When I see a magician change something like a handkerchief or a rabbit into something else I am entertained. But when I see God change a mind I am moved to worship. Especially if the mind is my own.
Because we can tune in to the 24 hour news channel that confirms all of our biases and surround ourselves on social media with people who already think the things we think, it is historically easy for us to get stuck in our thinking. Our minds have never been that elastic in the first place, but something about the age in which we live makes them even more brittle.
But repentance, a rearrangement of the mind, is an important part of the Christian life and Christians who want to faithfully follow God into the truth He reveals owe him a flexible mind.
1. Develop Challenging Friendships
We all know that friendship likes to follow affinity. Making a friend out of someone who sees the world differently, who has different values and enthusiasms, can feel like telling the water to flow upstream. But it's possible and it's worth it. The biggest obstacle to developing challenging friendships is our own laziness, and this is strange. I am a pastor who will work very hard and move mountains to build a church for the benefit of people I can't be bothered to develop friendships with. This should not be so.
2. Make a Habit of Acting on Repentance
In James 1:23 we are told that it is not enough to be hearers of the truth. If we hear the truth and acknowledge the truth but fail to act on the truth we will survive that encounter with the truth unchanged. If I am persuaded, for instance, that I should be giving a certain percentage of my income to God but drag my feet about acting on that conviction for a week that turns into a month and then into a year can I really say that my mind has been changed?
3. Turn Up Your Mental Thermostat
Our minds, like our bodies, get stiff from spending too much time on the couch. Warming our minds up to make them more receptive to repentance involves considering books or people that make arguments that are difficult to understand, that use unfamiliar vocabulary, and that require sustained attention.
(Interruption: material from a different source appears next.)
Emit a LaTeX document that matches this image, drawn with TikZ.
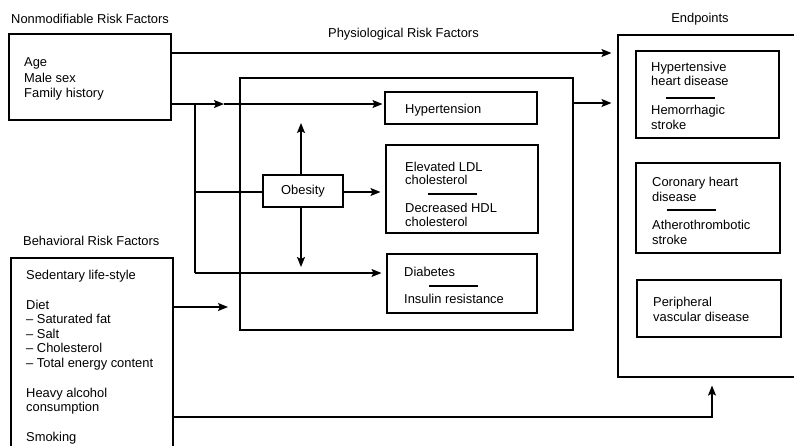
\documentclass[tikz,border=0pt]{standalone}
\usepackage{fontspec}
\setmainfont{Liberation Sans}
\usetikzlibrary{arrows.meta}
\begin{document}
\begin{tikzpicture}[x=1pt,y=-1pt,
  box/.style={draw, line width=1.1pt, minimum width=#1, inner sep=0pt},
  bh/.style={minimum height=#1},
  arr/.style={line width=1.4pt, -{Stealth[length=10pt,width=8pt,inset=2pt]}},
  ln/.style={line width=1.4pt},
  sepline/.style={line width=1.1pt},
  txt/.style={anchor=base west, inner sep=0pt, font=\fontsize{12.9}{14}\selectfont},
  ctxt/.style={anchor=base, inner sep=0pt, font=\fontsize{12.9}{14}\selectfont}]
\clip (0,0) rectangle (794,445);
\fill[white] (0,0) rectangle (794,445);

% boxes
\node[box=162pt, bh=86pt] (nonmod) at (90,77) {};
\node[box=333pt, bh=252pt] (physio) at (406.5,204) {};
\node[box=152pt, bh=32pt] (hyp) at (461,108) {};
\node[box=152pt, bh=88pt] (ldl) at (462,189) {};
\node[box=150pt, bh=59pt] (diab) at (462,283.5) {};
\node[box=80pt, bh=32pt, font=\fontsize{12.9}{14}\selectfont] (obes) at (303,191) {Obesity};
\node[box=192pt, bh=342pt] (ep) at (714,206) {};
\node[box=143pt, bh=87pt] (hhd) at (707.5,94.5) {};
\node[box=144pt, bh=90pt] (chd) at (708,208) {};
\node[box=144pt, bh=57pt] (pvd) at (709,308.5) {};
\node[box=162pt, bh=202pt] (behav) at (92,359) {};

% headings
\node[txt] (hnon) at (11,23.5) {Nonmodifiable Risk Factors};
\node[txt] (hphys) at (328,37.5) {Physiological Risk Factors};
\node[ctxt] (hend) at (700,22.5) {Endpoints};
\node[txt] (hbeh) at (23,245.5) {Behavioral Risk Factors};

% nonmodifiable
\node[txt] (t1) at (24,66) {Age};
\node[txt] (t2) at (24,82) {Male sex};
\node[txt] (t3) at (24,97.5) {Family history};

% physiological
\node[txt] (t4) at (405,113.5) {Hypertension};
\node[txt] (t5) at (405,171.5) {Elevated LDL};
\node[txt] (t6) at (405,184.5) {cholesterol};
\node[txt] (t7) at (405,212.5) {Decreased HDL};
\node[txt] (t8) at (405,226.5) {cholesterol};
\node[txt] (t9) at (404,276.5) {Diabetes};
\node[txt] (t10) at (404,303.5) {Insulin resistance};
\draw[sepline] (428,194) -- (477,194);
\draw[sepline] (429,286) -- (478,286);

% endpoints
\node[txt] (t11) at (651,71.5) {Hypertensive};
\node[txt] (t12) at (651,85.5) {heart disease};
\node[txt] (t13) at (651,114.5) {Hemorrhagic};
\node[txt] (t14) at (651,129.5) {stroke};
\draw[sepline] (666,98) -- (715,98);
\node[txt] (t15) at (652,186.5) {Coronary heart};
\node[txt] (t16) at (652,201.5) {disease};
\node[txt] (t17) at (652,229.5) {Atherothrombotic};
\node[txt] (t18) at (652,244.5) {stroke};
\draw[sepline] (667,210) -- (716,210);
\node[txt] (t19) at (653,306.5) {Peripheral};
\node[txt] (t20) at (653,321.5) {vascular disease};

% behavioral
\node[txt] (t21) at (26,279.5) {Sedentary life-style};
\node[txt] (t22) at (26,309.5) {Diet};
\node[txt] (t23) at (26,323.5) {– Saturated fat};
\node[txt] (t24) at (26,338.5) {– Salt};
\node[txt] (t25) at (26,352.5) {– Cholesterol};
\node[txt] (t26) at (26,367.5) {– Total energy content};
\node[txt] (t27) at (26,397.5) {Heavy alcohol};
\node[txt] (t28) at (26,411.5) {consumption};
\node[txt] (t29) at (26,441.5) {Smoking};

% connectors
\coordinate (mid) at (224,104);
\coordinate (jtop) at (195,104);
\coordinate (jobs) at (195,192);
\coordinate (jdia) at (195,273);
\coordinate (upend) at (301,123);
\coordinate (dnend) at (301,267);
\coordinate (behend) at (228,307);
\coordinate (bcorner) at (712,417);

\draw[arr, shorten >=6pt] (nonmod.east |- 0,53) -- (ep.west |- 0,53);
\draw[arr] (nonmod.east |- mid) -- (mid);
\draw[arr, shorten >=2pt] (mid) -- (hyp.west |- mid);
\draw[ln] (jtop) -- (jdia);
\draw[arr, shorten >=5pt] (jdia) -- (diab.west |- jdia);
\draw[ln] (jobs) -- (obes.west |- jobs);
\draw[arr, shorten >=5pt] (obes.east |- jobs) -- (ldl.west |- jobs);
\draw[arr] (obes.north -| upend) -- (upend);
\draw[arr] (obes.south -| dnend) -- (dnend);
\draw[arr, shorten >=6pt] (physio.east |- 0,103) -- (ep.west |- 0,103);
\draw[arr] (behav.east |- behend) -- (behend);
\draw[arr, shorten >=8pt] (behav.east |- bcorner) -- (bcorner) -- (ep.south -| bcorner);
\end{tikzpicture}
\end{document}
4. Learn to View Repentance as a Triumph and not a Defeat
Because we don't tend to change our minds until we've lost every argument, the matter of repentance gets strongly associated with defeat. But in the search for truth my greatest adversary is my own mind, and not some debate opponent. My mind is not some pure arbiter of perceived truth. It is polluted with the corruption of my heart and the current of my will. When I can get my mind to align with a truth it resisted this has to be considered a victory, even if it's the sort of victory that gets accomplished by my loss.
5. Submit to the Mind of God, Even when Your Own Mind Won't Submit to You.
In the garden on the cusp of his crucifixion, Jesus poignantly asked that he be spared the suffering that was about to fall on him. "Nevertheless, not as I will, but as you will." Don't let success in repentance be the limiting factor in your obedience. Sometimes the mind only catches up with the truth when obedience has created the conditions for repentance.
God bless you as you follow Jesus into all truth.